Hungary
Straddling the Danube where Hungary meets Slovakia, the twin cities of Komarom and Komarno face each other across a river that has served as both barrier and bridge between these neighbouring nations for centuries. On the Hungarian side, Komarom — historically known as one of the great fortress cities of the Habsburg Empire — commands the confluence of the Danube and the Vah with a military architecture of imposing scale. The great Fort Monostor, one of the largest fortifications in Central Europe, was built between 1850 and 1871 to defend the empire's Danubian frontier, and its sprawling bastions, tunnels, and casemates now serve as a museum and cultural venue that brings to life the strategic anxieties of a vanished imperial age.
Komarom's character is shaped by its position as a Danube crossing point and its long military history. The town centre, though modest in scale compared to Budapest or Bratislava, retains a pleasant Habsburg-era atmosphere: wide streets planned with military precision, municipal buildings in the restrained Neoclassical style favoured by the imperial administration, and a waterfront promenade that offers views across the river to the Slovak side. The bridge connecting the two halves of the former single city — divided by the Treaty of Trianon in 1920 — has become a symbol of European reconciliation, carrying pedestrians and traffic between Hungary and Slovakia as freely as the river flows beneath them.
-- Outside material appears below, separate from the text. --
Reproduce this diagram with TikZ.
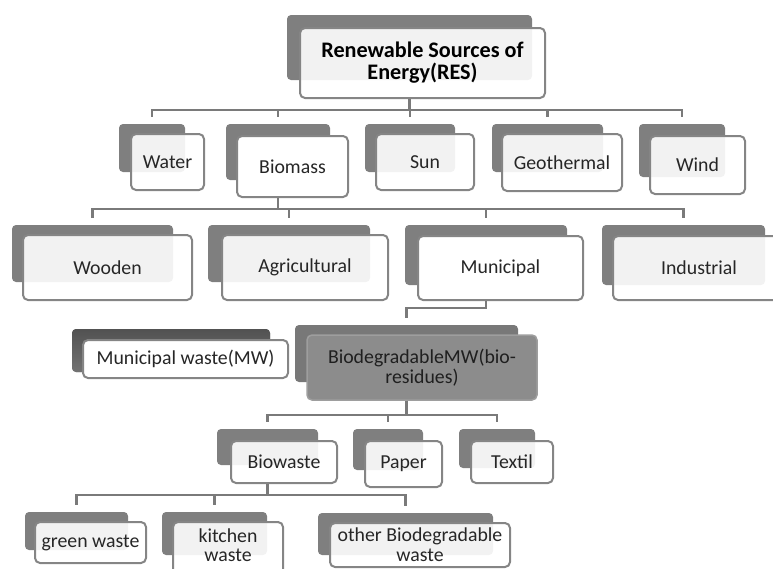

Hungarian cuisine in Komarom reflects the river's influence and the surrounding agricultural plain. Freshwater fish from the Danube — pike-perch, carp, and catfish — appear in halaszle, the paprika-rich fish soup that is the Danube region's signature dish, simmered in riverside restaurants with views of the passing barges. The town's market offers Hungarian staples: sausages seasoned with paprika and garlic, jars of pickled vegetables, and the rich sunflower honey produced in the surrounding countryside. Local wines from the nearby Neszmely region, particularly the dry whites produced from Olaszrizling and Chardonnay grapes, pair beautifully with the river fish and provide a pleasant discovery for visitors more familiar with Hungary's famous Tokaji and Egri wines.
The region surrounding Komarom offers a range of experiences for river cruise passengers. The thermal baths of the area, fed by hot springs that emerge along geological fault lines, have been used since Roman times and offer relaxation after a day of fortress exploration. The Danube Bend, one of Hungary's most scenic stretches of river, lies downstream toward Budapest, passing the royal town of Esztergom with its enormous basilica and the charming artists' colony of Szentendre. Upstream, Bratislava — the Slovak capital — is within easy reach, and the journey between the two cities provides a Danubian experience that crosses both national and cultural boundaries.
Komarom is a regular stop on Danube river cruises between Budapest and Vienna or Bratislava. The town is also accessible by rail from Budapest in approximately ninety minutes. The best months to visit are May through September, when the riverside terraces are open and the fortress complex can be explored in comfort. Fort Monostor offers guided tours that descend into the underground passages and explain the complex's role in Central European military history, and the annual Komarom Days festival in spring celebrates the city's heritage with concerts, markets, and military reenactments.